### Data supplied:
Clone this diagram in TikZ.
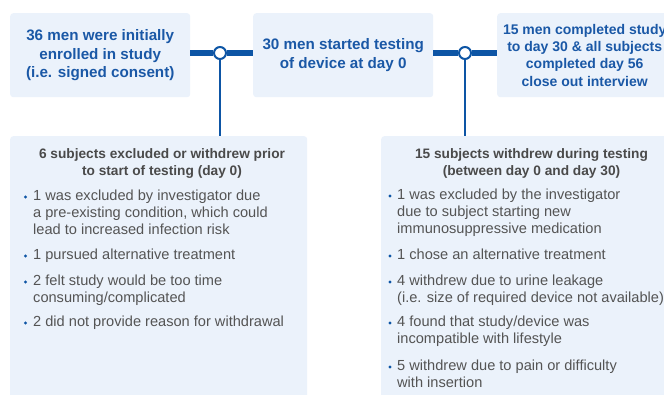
\documentclass[tikz,border=0pt]{standalone}
\usepackage{fontspec}
\setmainfont{Liberation Sans}
\usetikzlibrary{calc}
\definecolor{boxfill}{HTML}{EBF2FB}
\definecolor{mblue}{HTML}{0D55A5}
\definecolor{tblue}{HTML}{1A58A6}
\definecolor{bodygray}{HTML}{545454}
\definecolor{headgray}{HTML}{4A4A4A}
\begin{document}
\begin{tikzpicture}[x=1pt,y=-1pt,
  box/.style={fill=boxfill, rounded corners=3pt, inner sep=0pt, anchor=north west},
  toptext/.style={font=\bfseries\fontsize{15.2}{18.5}\selectfont, text=tblue, align=center},
  toptextsmall/.style={font=\bfseries\fontsize{14}{17.2}\selectfont, text=tblue, align=center},
  headtext/.style={font=\bfseries\fontsize{13.7}{17}\selectfont, text=headgray, align=center, inner sep=0pt, anchor=north},
  itemtext/.style={font=\fontsize{14.6}{16.7}\selectfont, text=bodygray, align=left, inner sep=0pt, anchor=north west},
  bar/.style={draw=mblue, line width=5.5pt},
  stem/.style={draw=mblue, line width=2.2pt},
  joint/.style={circle, draw=mblue, fill=white, line width=2pt, minimum size=12pt, inner sep=0pt},
  dot/.style={fill=mblue}
]
\useasboundingbox (0,0) rectangle (664,395);

% top boxes
\node[box, minimum width=180pt, minimum height=84pt, toptext] (b1) at (10,13)
  {36 men were initially\\enrolled in study\\(i.e. signed consent)};
\node[box, minimum width=180pt, minimum height=84pt, toptext] (b2) at (253,13)
  {30 men started testing\\of device at day 0};
\node[box, minimum width=175pt, minimum height=84pt, toptextsmall] (b3) at (497,13)
  {15 men completed study\\to day 30 \& all subjects\\completed day 56\\close out interview};

% bottom boxes
\node[box, minimum width=297pt, minimum height=270pt] (b4) at (10,136) {};
\node[box, minimum width=290pt, minimum height=270pt] (b5) at (381,136) {};

% joints
\node[joint] (c1) at (220,53) {};
\node[joint] (c2) at (465,53) {};

% connectors
\draw[bar] (b1.east |- c1) -- (c1.west);
\draw[bar] (c1.east) -- (b2.west |- c1);
\draw[bar] (b2.east |- c2) -- (c2.west);
\draw[bar] (c2.east) -- (b3.west |- c2);
\draw[stem] (c1.south) -- (c1 |- b4.north);
\draw[stem] (c2.south) -- (c2 |- b5.north);

% box 4 text
\node[headtext] (t4) at (162,148) {6 subjects excluded or withdrew prior\\to start of testing (day 0)};
\node[itemtext] (i41) at (33,190) {1 was excluded by investigator due\\a pre-existing condition, which could\\lead to increased infection risk};
\node[itemtext] (i42) at (33,249) {1 pursued alternative treatment};
\node[itemtext] (i43) at (33,275) {2 felt study would be too time\\consuming/complicated};
\node[itemtext] (i44) at (33,316) {2 did not provide reason for withdrawal};
\foreach \n in {i41,i42,i43,i44}
  \fill[dot] ($(\n.north west)+(-7.5,7)$) circle (1.7pt);

% box 5 text
\node[headtext] (t5) at (531.5,148) {15 subjects withdrew during testing\\(between day 0 and day 30)};
\node[itemtext] (i51) at (397,189) {1 was excluded by the investigator\\due to subject starting new\\immunosuppressive medication};
\node[itemtext] (i52) at (397,249) {1 chose an alternative treatment};
\node[itemtext] (i53) at (397,275) {4 withdrew due to urine leakage\\(i.e. size of required device not available)};
\node[itemtext] (i54) at (397,316) {4 found that study/device was\\incompatible with lifestyle};
\node[itemtext] (i55) at (397,360) {5 withdrew due to pain or difficulty\\with insertion};
\foreach \n in {i51,i52,i53,i54,i55}
  \fill[dot] ($(\n.north west)+(-7,7)$) circle (1.7pt);
\end{tikzpicture}
\end{document}
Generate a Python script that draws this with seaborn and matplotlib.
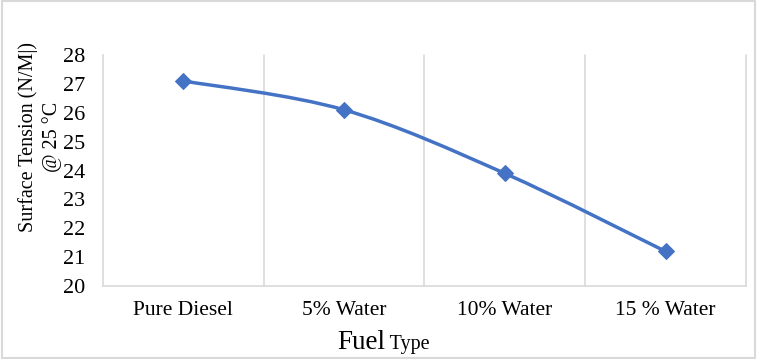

### What is needed:
Scan the data above; copy every line where "that" appears.

### Result for this exercise:
\node[itemtext] (i54) at (397,316) {4 found that study/device was\\incompatible with lifestyle};
Generate a Python script that draws this with seaborn and matplotlib.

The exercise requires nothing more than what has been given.